▶ **Description of the task**:
Your task is to quote the listing below exactly, beginning with its first line and ending on the line bearing "from bokeh.resources import INLINE".

──────

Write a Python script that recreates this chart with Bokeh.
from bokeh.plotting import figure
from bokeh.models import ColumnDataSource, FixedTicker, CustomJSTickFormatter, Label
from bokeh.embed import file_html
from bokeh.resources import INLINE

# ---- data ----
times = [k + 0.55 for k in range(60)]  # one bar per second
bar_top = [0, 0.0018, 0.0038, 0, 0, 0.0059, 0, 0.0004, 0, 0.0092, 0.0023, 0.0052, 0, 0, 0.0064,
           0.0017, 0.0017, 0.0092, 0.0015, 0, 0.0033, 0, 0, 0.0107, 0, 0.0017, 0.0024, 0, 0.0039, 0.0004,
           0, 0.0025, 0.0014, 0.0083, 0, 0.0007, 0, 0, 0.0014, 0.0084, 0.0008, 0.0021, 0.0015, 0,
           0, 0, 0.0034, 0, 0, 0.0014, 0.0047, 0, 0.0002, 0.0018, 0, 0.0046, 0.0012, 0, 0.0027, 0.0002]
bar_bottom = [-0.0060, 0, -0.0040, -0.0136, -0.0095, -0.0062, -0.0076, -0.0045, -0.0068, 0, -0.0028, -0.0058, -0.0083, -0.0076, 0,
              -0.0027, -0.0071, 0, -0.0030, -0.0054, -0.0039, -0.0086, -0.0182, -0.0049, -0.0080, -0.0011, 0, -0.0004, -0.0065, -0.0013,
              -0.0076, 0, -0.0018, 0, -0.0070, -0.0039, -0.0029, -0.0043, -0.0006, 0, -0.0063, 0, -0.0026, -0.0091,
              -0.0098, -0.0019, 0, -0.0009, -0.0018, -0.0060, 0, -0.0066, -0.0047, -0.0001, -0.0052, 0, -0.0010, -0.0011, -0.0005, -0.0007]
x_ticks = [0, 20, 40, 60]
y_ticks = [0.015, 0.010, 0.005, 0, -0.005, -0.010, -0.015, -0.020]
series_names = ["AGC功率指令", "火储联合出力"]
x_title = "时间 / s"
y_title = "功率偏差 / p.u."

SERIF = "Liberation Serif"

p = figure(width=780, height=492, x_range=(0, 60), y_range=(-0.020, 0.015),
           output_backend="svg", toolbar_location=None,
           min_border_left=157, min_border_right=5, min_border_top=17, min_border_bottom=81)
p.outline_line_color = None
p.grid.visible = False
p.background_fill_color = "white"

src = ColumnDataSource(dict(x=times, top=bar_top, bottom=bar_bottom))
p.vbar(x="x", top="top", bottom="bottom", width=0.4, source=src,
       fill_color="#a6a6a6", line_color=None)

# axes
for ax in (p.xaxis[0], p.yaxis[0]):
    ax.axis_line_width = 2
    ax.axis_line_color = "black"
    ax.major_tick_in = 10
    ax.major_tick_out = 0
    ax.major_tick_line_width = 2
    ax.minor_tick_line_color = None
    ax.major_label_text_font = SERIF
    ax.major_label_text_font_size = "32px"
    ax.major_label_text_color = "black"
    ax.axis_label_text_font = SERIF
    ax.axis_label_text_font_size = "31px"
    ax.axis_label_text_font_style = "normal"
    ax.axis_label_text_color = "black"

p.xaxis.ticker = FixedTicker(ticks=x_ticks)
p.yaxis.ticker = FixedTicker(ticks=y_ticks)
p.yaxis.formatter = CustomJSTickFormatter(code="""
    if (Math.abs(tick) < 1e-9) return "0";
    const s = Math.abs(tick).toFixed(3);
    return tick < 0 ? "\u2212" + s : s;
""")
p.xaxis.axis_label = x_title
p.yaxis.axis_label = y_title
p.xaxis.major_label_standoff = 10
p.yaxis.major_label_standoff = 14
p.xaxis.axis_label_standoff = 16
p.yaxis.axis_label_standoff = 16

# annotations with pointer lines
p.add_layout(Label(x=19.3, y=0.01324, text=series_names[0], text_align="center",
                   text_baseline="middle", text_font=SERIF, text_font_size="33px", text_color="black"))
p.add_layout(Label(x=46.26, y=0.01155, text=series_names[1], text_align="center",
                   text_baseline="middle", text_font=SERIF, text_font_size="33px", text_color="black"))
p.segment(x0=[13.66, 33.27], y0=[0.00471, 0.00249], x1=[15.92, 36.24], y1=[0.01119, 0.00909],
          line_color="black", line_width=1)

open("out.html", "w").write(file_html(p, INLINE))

──────

▶ **Solution to this task**:
Write a Python script that recreates this chart with Bokeh.
from bokeh.plotting import figure
from bokeh.models import ColumnDataSource, FixedTicker, CustomJSTickFormatter, Label
from bokeh.embed import file_html
from bokeh.resources import INLINE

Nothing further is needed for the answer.